The 76-million-year-old armored dinosaur fossil, which once lived on the lost continent of Laramidia, is now on display at the National History Museum of Utah in Salt Lake City.

Meet 'Thorny Head': The Akainacephalus Johnsoni

The new armored dinosaur, an ankylosaurid, was discovered in the Kaiparowits formation of the Grand Staircase-Escalante National Monument, located in Kane County, southern Utah. It has been named Akainacephalus johnsoni, with its first name meaning "thorny head" and its second name honoring Randy Johnson, a museum volunteer who helped prepare the dinosaur's skull.

In the excavation of the fossil, paleontologists from the University of Utah and the Natural History Museum of Utah were able to retrieve a very well preserved skull of the armored dinosaur, along with bony armor in the form of spiked plates and neck rings, several vertebrae, limb bones, and an almost complete tail with the iconic ankylosaur club still connected to it.
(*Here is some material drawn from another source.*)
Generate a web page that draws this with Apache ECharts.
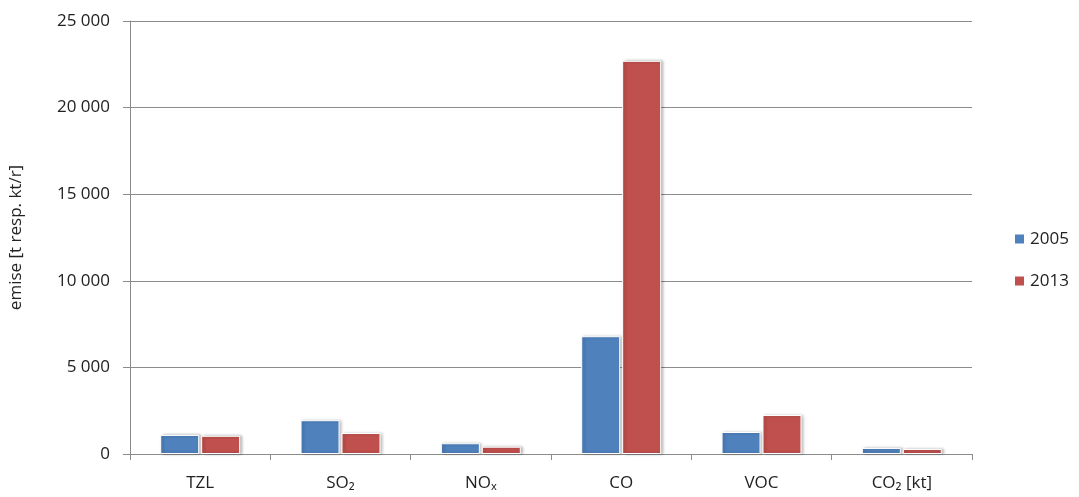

The Akainacephalus johnsoni was 13 feet to 16 feet long and about 3.5 feet tall. Like other ankylosaurids, it was built for defense, which allowed it to survive against predators in the late Cretaceous period such as the Tyrannosaurus rex.

Two Ankylosaurids In North America

Ankylosaurid dinosaurs are herbivores that are known for their body armor and tail clubs, and their fossils have been found in North America before. However, the ankylosaurids associated with North America have smooth bony armor on their skulls, but the Akainacephalus johnsoni had spiky, bony armor on its skull and snout, resembling the Asian ankylosaurids that lived 125 million years ago.

The discovery of Akainacephalus johnsoni led to the conclusion that there were at least two immigration events that happened in the late Cretaceous period.

When sea levels reached some of the highest levels in the history of the Earth, the North American continent was essentially split into two. The west was known as Laramidia, while the east was known as Appalachia. Sea levels lowered briefly in some occasions though, allowing dinosaurs, including Asian ankylosaurids, to traverse the Beringian land bridge to North America.

"It is extremely fascinating and important for the science of paleontology that we can read so much information from the fossil record, allowing us to better understand extinct organisms and the ecosystems they were a part of," said Jelle Wiersma, lead author of the study on Akainacephalus johnsoni.